News and commentary about the reigning royal houses of the United Kingdom, Sweden, Denmark, Norway, Belgium, Luxembourg, Liechtenstein, the Netherlands, Spain, Monaco -- and the former European monarchies as well.
Thursday, March 18, 2010
Olga found living in a box car
March 18, 1920
The American Red Cross issued the following statement today, published by the New York Times and other news outlets.
"The Grand Duchess Olga, a sister of the last Czar of Russia and one of three surviving members of the house of Romanoff has been found by American Red Cross workers living in a boxcar near Novorossisk, South Russia. A report reaching the national headquarters of the Red Cross today that this survivor of the most sumptuous court in the world was discovered toiling among fellow refugees from the territory recently conquered by the Bolsheviki, giving such assistance as she could. However, she was clad in rags and grateful for any food.

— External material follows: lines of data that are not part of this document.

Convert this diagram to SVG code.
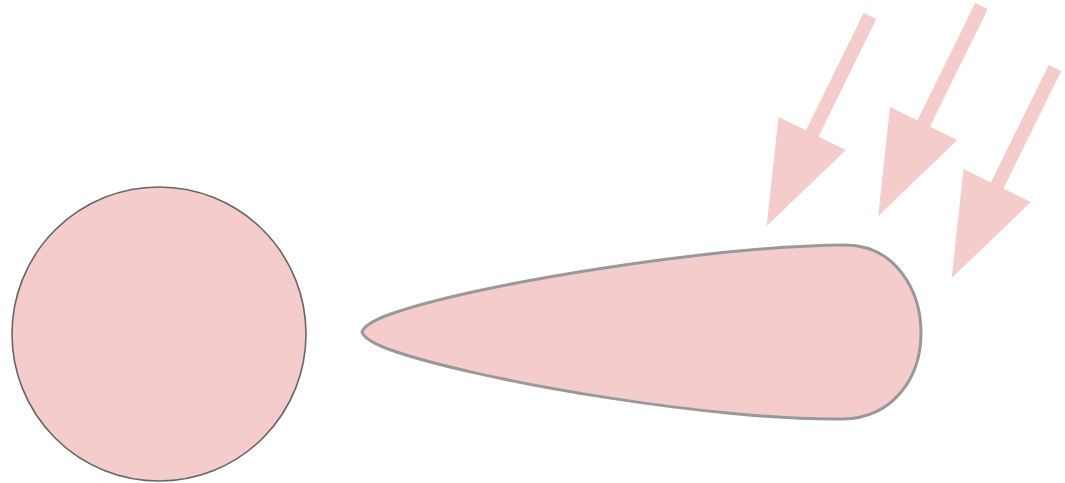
<svg xmlns="http://www.w3.org/2000/svg" xmlns:xlink="http://www.w3.org/1999/xlink" width="1065" height="483" viewBox="0 0 1065 483">
<style>
.arrow{fill:#f4cccc;stroke:none}
.body{fill:#f4cccc}
</style>
<defs>
<g id="arrowShape">
<rect class="arrow" x="-7" y="0" width="14" height="133"/>
<polygon class="arrow" points="-37.5,131 37.5,131 0,234"/>
</g>
</defs>
<rect width="1065" height="483" fill="#ffffff"/>
<g id="circle">
<circle class="body" cx="159" cy="334" r="147" stroke="#666666" stroke-width="1.6"/>
</g>
<g id="teardrop">
<path class="body" d="M 362,332 C 364,326 372,321 388,315 C 480,282 720,246 845,245 C 895,245 921,290 921,333 C 921,378 893,418 843,419 C 720,421 480,382 388,349 C 372,343 364,338 362,332 Z" stroke="#999999" stroke-width="3"/>
</g>
<g id="connectors">
<use xlink:href="#arrowShape" transform="translate(870,16) rotate(26.2)"/>
<use xlink:href="#arrowShape" transform="translate(981.5,6) rotate(26.2)"/>
<use xlink:href="#arrowShape" transform="translate(1055,68) rotate(26.2)"/>
</g>
</svg>
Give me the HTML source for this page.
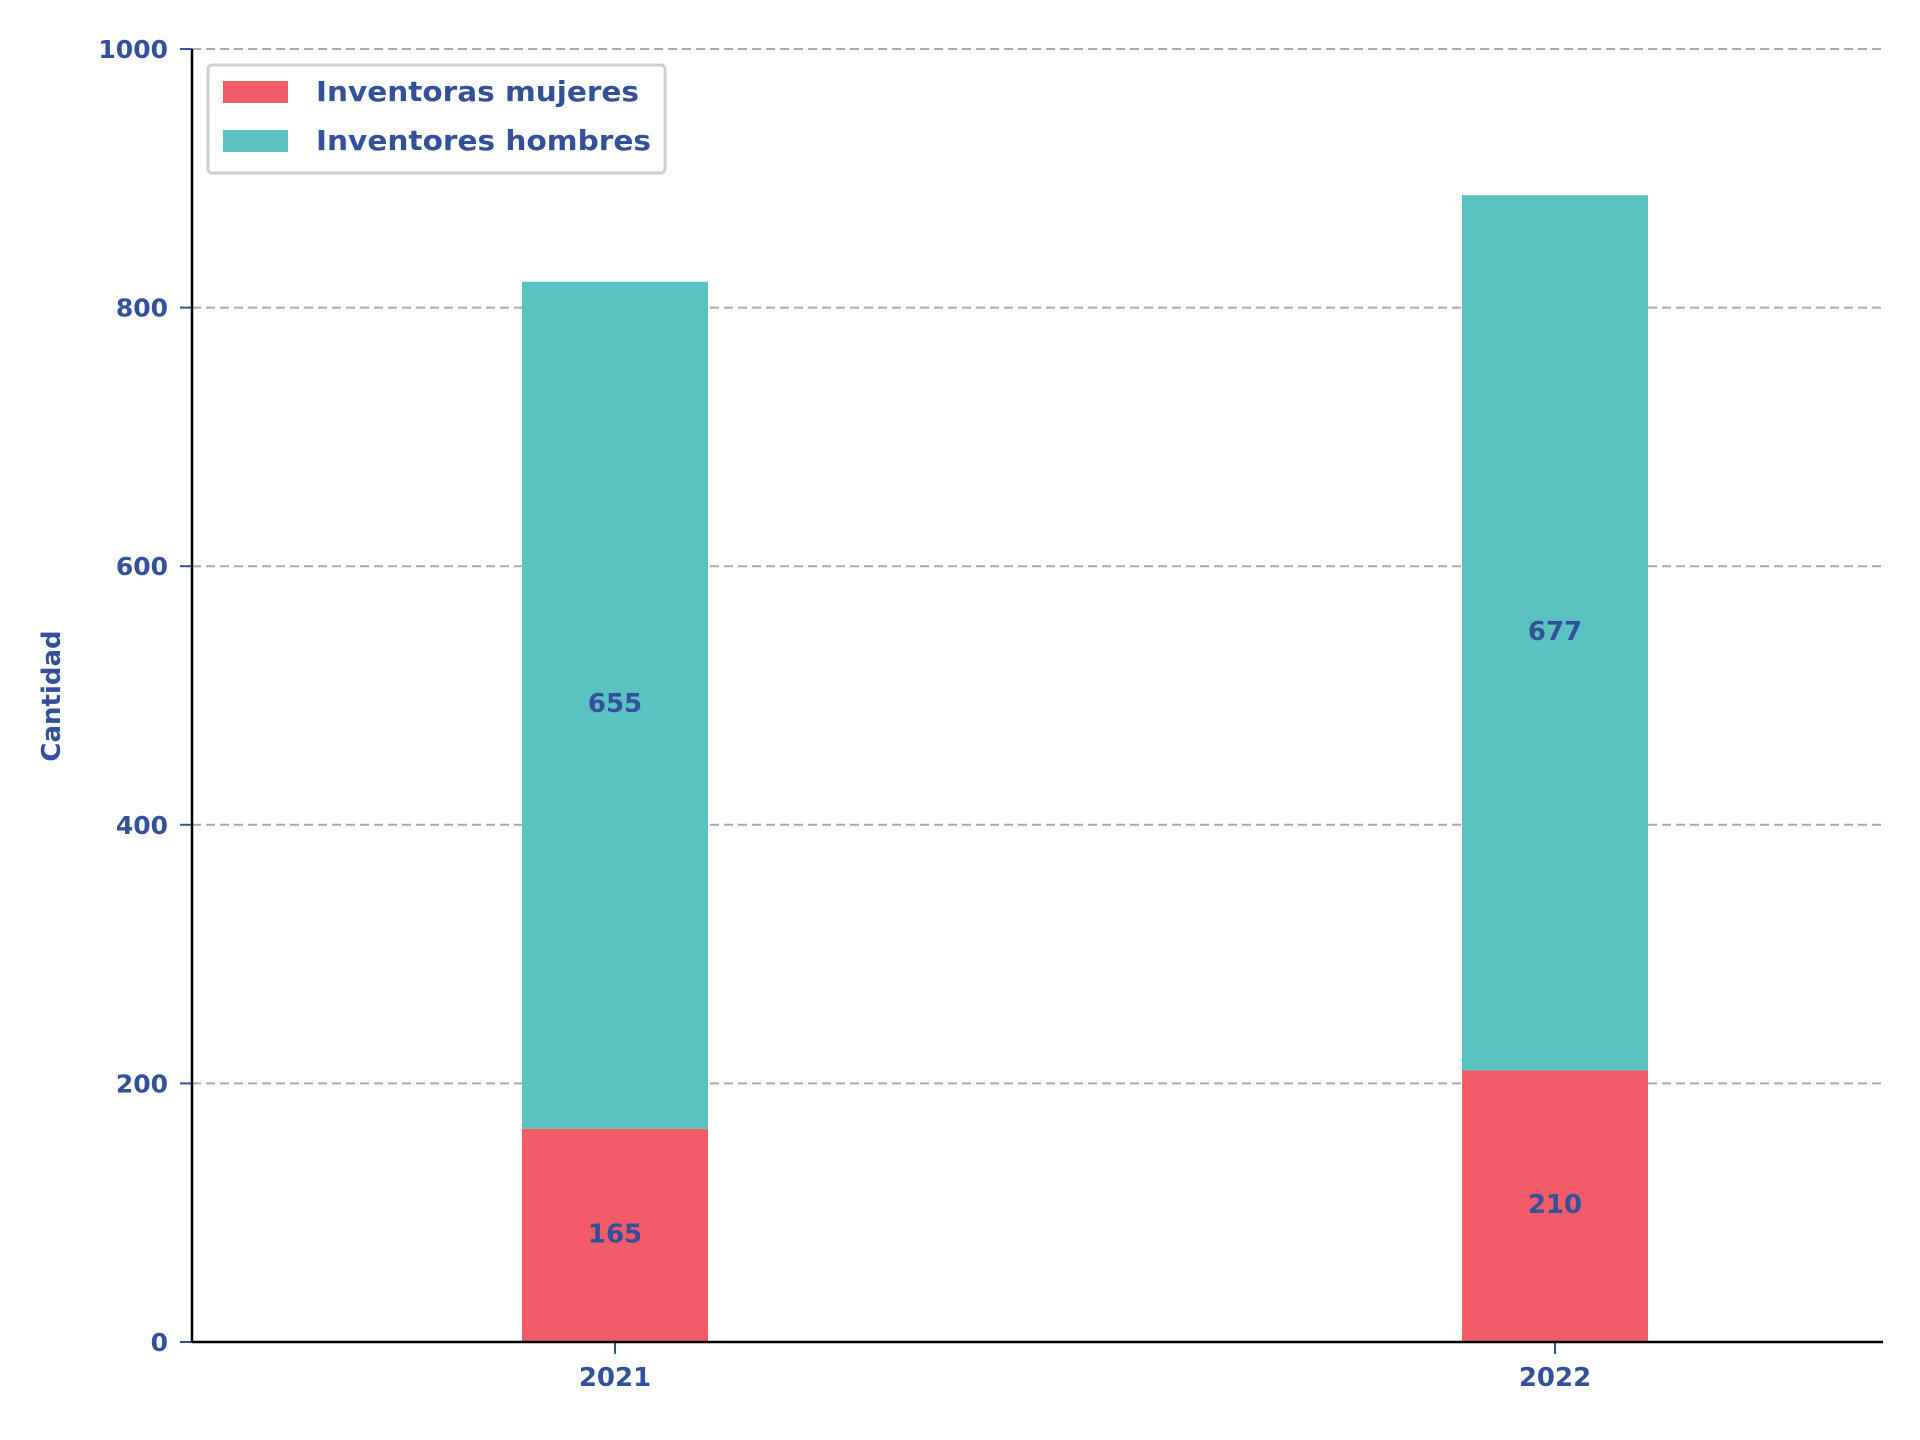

"Refugees have been pouring into Novorossisk by the thousands, all reduced to the most abject poverty. The South Russian Committee of the American Red Cross has been caring for them to the limit of its resources, and it was in the midst of this work that the plight of the royal refugee was discovered."
Grand Duchess Olga was divorced from Duke Peter of Oldenburg, and she later married a young army officer, Nicholas Kulikovsky. She has two sons, "but the Red Cross report does not reveal the fate of these or her children."
Olga's older sister, Grand Duchess Xenia, lives in London, and their mother, the Dowager Empress Marie is in Copenhagen.
Olga was born in 1882. She married Duke Peter in 1901, and they were divorced fifteen years later. There are no children from the first marriage.